→ **What is expected**:
Give every line of the data again, unchanged, but with no pictures.

# # # #

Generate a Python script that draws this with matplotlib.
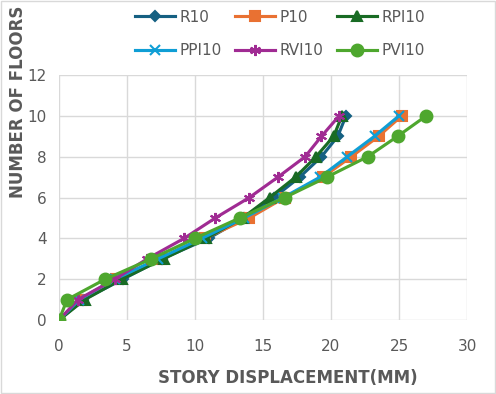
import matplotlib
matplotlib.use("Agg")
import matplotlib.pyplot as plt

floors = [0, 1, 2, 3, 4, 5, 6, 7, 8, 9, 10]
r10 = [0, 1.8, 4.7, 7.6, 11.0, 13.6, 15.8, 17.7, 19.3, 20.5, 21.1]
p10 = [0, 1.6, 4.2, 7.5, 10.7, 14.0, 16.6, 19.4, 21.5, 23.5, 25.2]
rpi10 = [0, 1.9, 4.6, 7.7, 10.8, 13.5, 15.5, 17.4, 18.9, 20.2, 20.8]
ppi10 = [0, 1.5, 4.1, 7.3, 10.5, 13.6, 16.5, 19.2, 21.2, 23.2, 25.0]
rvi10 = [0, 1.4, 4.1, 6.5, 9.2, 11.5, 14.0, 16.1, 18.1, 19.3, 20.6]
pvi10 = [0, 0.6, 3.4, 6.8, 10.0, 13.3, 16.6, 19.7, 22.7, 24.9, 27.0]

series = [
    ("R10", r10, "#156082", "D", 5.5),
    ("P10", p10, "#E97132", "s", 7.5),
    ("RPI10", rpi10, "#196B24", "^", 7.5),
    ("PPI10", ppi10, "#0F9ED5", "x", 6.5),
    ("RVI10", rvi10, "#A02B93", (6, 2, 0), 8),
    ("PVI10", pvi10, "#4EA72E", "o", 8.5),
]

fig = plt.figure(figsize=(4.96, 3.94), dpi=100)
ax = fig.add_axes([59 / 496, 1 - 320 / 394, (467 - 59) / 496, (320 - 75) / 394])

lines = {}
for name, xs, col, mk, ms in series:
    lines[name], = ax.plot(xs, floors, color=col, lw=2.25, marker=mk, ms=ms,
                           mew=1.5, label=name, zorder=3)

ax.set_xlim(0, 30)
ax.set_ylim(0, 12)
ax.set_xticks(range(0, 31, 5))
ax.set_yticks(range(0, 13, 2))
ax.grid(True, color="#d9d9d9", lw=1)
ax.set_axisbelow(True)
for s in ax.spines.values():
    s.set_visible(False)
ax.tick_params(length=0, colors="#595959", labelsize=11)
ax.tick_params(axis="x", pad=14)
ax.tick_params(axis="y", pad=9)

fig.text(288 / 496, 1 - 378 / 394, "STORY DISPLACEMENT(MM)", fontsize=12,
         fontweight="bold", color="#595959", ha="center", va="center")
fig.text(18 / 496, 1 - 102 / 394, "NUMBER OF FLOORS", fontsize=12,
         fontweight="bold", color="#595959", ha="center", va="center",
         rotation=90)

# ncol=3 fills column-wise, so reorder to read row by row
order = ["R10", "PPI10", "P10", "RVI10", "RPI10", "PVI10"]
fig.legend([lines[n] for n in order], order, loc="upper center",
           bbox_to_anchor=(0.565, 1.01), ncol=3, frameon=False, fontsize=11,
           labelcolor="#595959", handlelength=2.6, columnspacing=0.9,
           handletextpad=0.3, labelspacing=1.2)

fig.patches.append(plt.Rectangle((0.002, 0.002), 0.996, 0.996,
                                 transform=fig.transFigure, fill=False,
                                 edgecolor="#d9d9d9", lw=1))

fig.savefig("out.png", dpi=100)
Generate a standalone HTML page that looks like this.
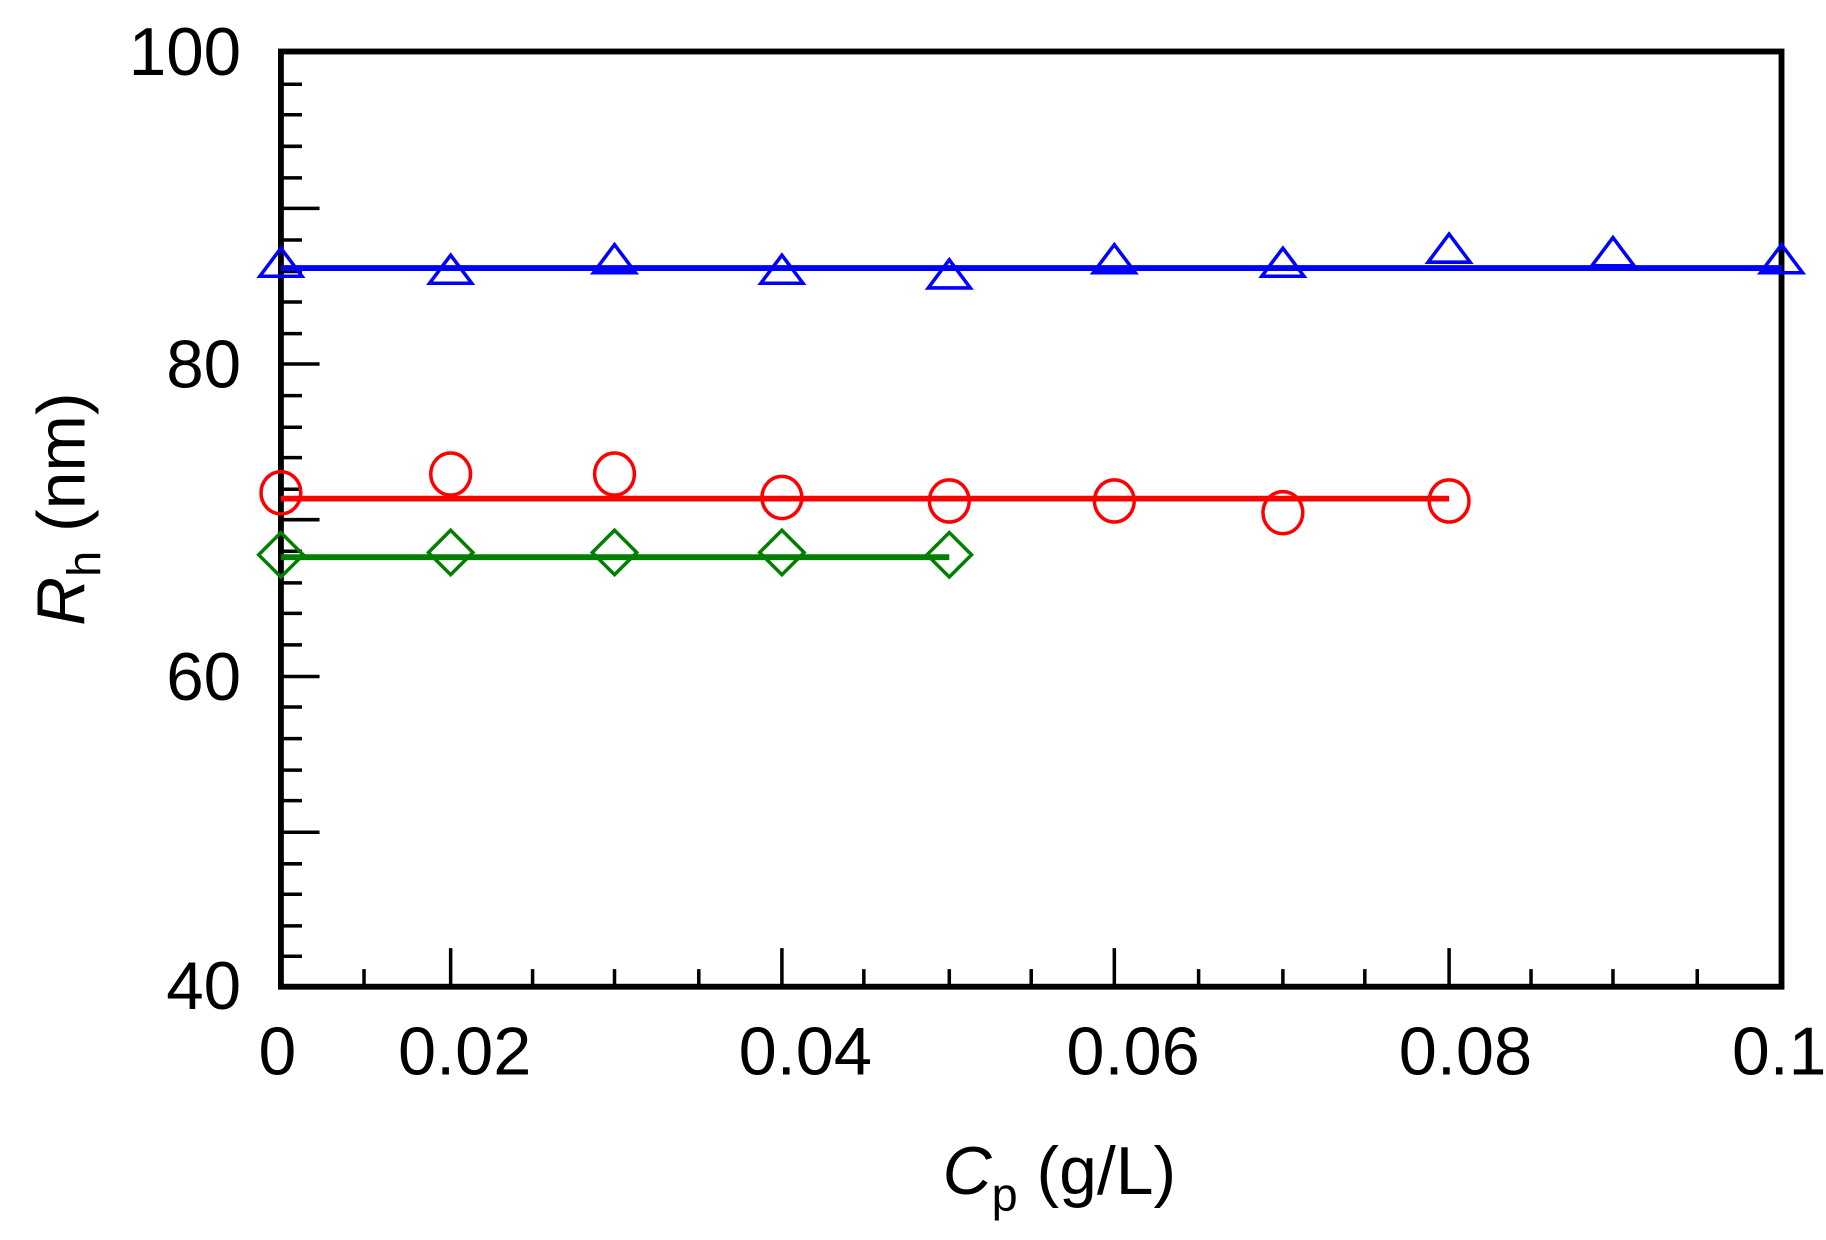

# # # #

→ **Result**:
Generate a Python script that draws this with matplotlib.
import matplotlib
matplotlib.use("Agg")
import matplotlib.pyplot as plt

floors = [0, 1, 2, 3, 4, 5, 6, 7, 8, 9, 10]
r10 = [0, 1.8, 4.7, 7.6, 11.0, 13.6, 15.8, 17.7, 19.3, 20.5, 21.1]
p10 = [0, 1.6, 4.2, 7.5, 10.7, 14.0, 16.6, 19.4, 21.5, 23.5, 25.2]
rpi10 = [0, 1.9, 4.6, 7.7, 10.8, 13.5, 15.5, 17.4, 18.9, 20.2, 20.8]
ppi10 = [0, 1.5, 4.1, 7.3, 10.5, 13.6, 16.5, 19.2, 21.2, 23.2, 25.0]
rvi10 = [0, 1.4, 4.1, 6.5, 9.2, 11.5, 14.0, 16.1, 18.1, 19.3, 20.6]
pvi10 = [0, 0.6, 3.4, 6.8, 10.0, 13.3, 16.6, 19.7, 22.7, 24.9, 27.0]

series = [
    ("R10", r10, "#156082", "D", 5.5),
    ("P10", p10, "#E97132", "s", 7.5),
    ("RPI10", rpi10, "#196B24", "^", 7.5),
    ("PPI10", ppi10, "#0F9ED5", "x", 6.5),
    ("RVI10", rvi10, "#A02B93", (6, 2, 0), 8),
    ("PVI10", pvi10, "#4EA72E", "o", 8.5),
]

fig = plt.figure(figsize=(4.96, 3.94), dpi=100)
ax = fig.add_axes([59 / 496, 1 - 320 / 394, (467 - 59) / 496, (320 - 75) / 394])

lines = {}
for name, xs, col, mk, ms in series:
    lines[name], = ax.plot(xs, floors, color=col, lw=2.25, marker=mk, ms=ms,
                           mew=1.5, label=name, zorder=3)

ax.set_xlim(0, 30)
ax.set_ylim(0, 12)
ax.set_xticks(range(0, 31, 5))
ax.set_yticks(range(0, 13, 2))
ax.grid(True, color="#d9d9d9", lw=1)
ax.set_axisbelow(True)
for s in ax.spines.values():
    s.set_visible(False)
ax.tick_params(length=0, colors="#595959", labelsize=11)
ax.tick_params(axis="x", pad=14)
ax.tick_params(axis="y", pad=9)

fig.text(288 / 496, 1 - 378 / 394, "STORY DISPLACEMENT(MM)", fontsize=12,
         fontweight="bold", color="#595959", ha="center", va="center")
fig.text(18 / 496, 1 - 102 / 394, "NUMBER OF FLOORS", fontsize=12,
         fontweight="bold", color="#595959", ha="center", va="center",
         rotation=90)

# ncol=3 fills column-wise, so reorder to read row by row
order = ["R10", "PPI10", "P10", "RVI10", "RPI10", "PVI10"]
fig.legend([lines[n] for n in order], order, loc="upper center",
           bbox_to_anchor=(0.565, 1.01), ncol=3, frameon=False, fontsize=11,
           labelcolor="#595959", handlelength=2.6, columnspacing=0.9,
           handletextpad=0.3, labelspacing=1.2)

fig.patches.append(plt.Rectangle((0.002, 0.002), 0.996, 0.996,
                                 transform=fig.transFigure, fill=False,
                                 edgecolor="#d9d9d9", lw=1))

fig.savefig("out.png", dpi=100)
Generate a standalone HTML page that looks like this.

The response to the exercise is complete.